Aryan Nations Is Recruiting In Oregon Goal Is To Have `Thousands’ Of Converts In Quest For White `Homeland’
In its drive to make the Pacific Northwest a “homeland” for whites, the supremacist group Aryan Nations has launched an Oregon recruiting drive based in Josephine County.
A meeting of white supremacist groups is scheduled for an undisclosed location in Grants Pass Saturday, the Grants Pass Daily Courier reported.
“Our goal is to have a strong organization of thousands in Oregon. Not hundreds, but thousands,” Tim Bishop, an Aryan Nations staff leader, told the newspaper from the group’s headquarters in Hayden Lake, Idaho.
The state leader in Oregon is Dennis L. Hilligoss, who reportedly moved to the southern Oregon town of Merlin with his family early last year from Southern California.
Hilligoss said his recruiting efforts in southern Oregon “are going quite well,” but referred all further questions to Bishop.
Bishop said Aryan Nations is just a church, and added, “We have nothing to hide.”

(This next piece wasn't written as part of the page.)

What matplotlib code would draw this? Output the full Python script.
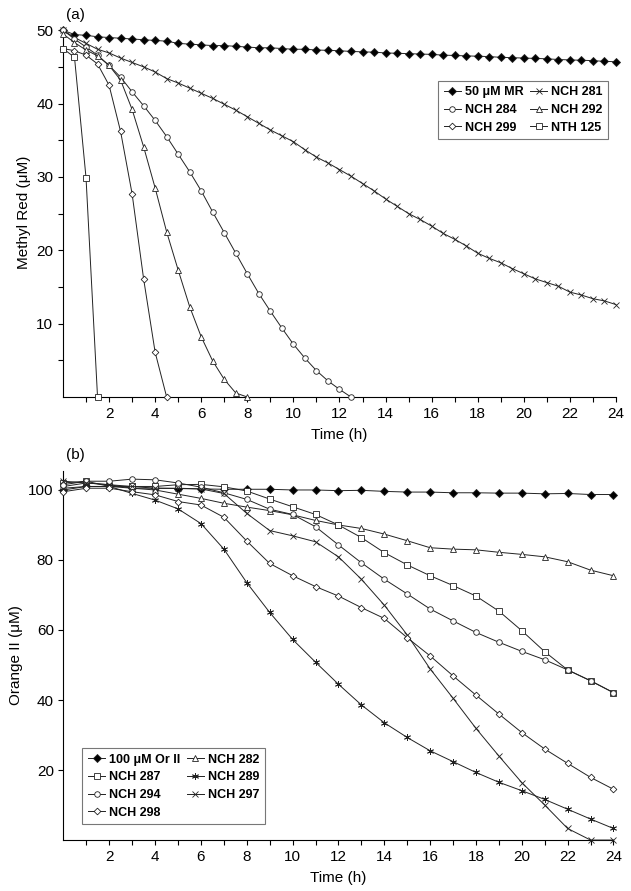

Still, he said the Feb. 25 Grants Pass gathering is closed to the media and would not disclose the meeting site.
Bishop estimated the group’s Oregon membership is in “the hundreds.” The group aims to establish an all-white “homeland” covering Oregon, Montana, Washington, Idaho and Wyoming, he said.
There are also several other supremacist groups in Oregon, Bishop said, but he would not name them.
“We work like glue to pull all these organizations together,” he said, “just like the civil rights movement of the ‘60s.”
Bishop, 37, compares his group’s Oregon recruiting effort to ones to save the spotted owl.
“It needed a territory imperative to survive. Well, the white people need a territory imperative also to survive,” he said, adding that blacks, Asians and “brown people” each have their own “national state,” but that white people don’t.
“There’s no such thing as racism when you only have one race in that state,” he said.
Area police say they are worried about the Aryan Nations’ presence in the Rogue Valley and fear the group may be violent. Bishop bristled at the suggestion, insisting the group is law-abiding.
“Put it this way: If a white woman and black man are walking down the street, it makes me sick,” he said. “But those two people are not worth going to prison over.”
However, he added, “If we are out putting out our word and obeying the law and spreading the word and witnessing for our Christian beliefs and values and are attacked, then by all means we’ll defend ourselves.”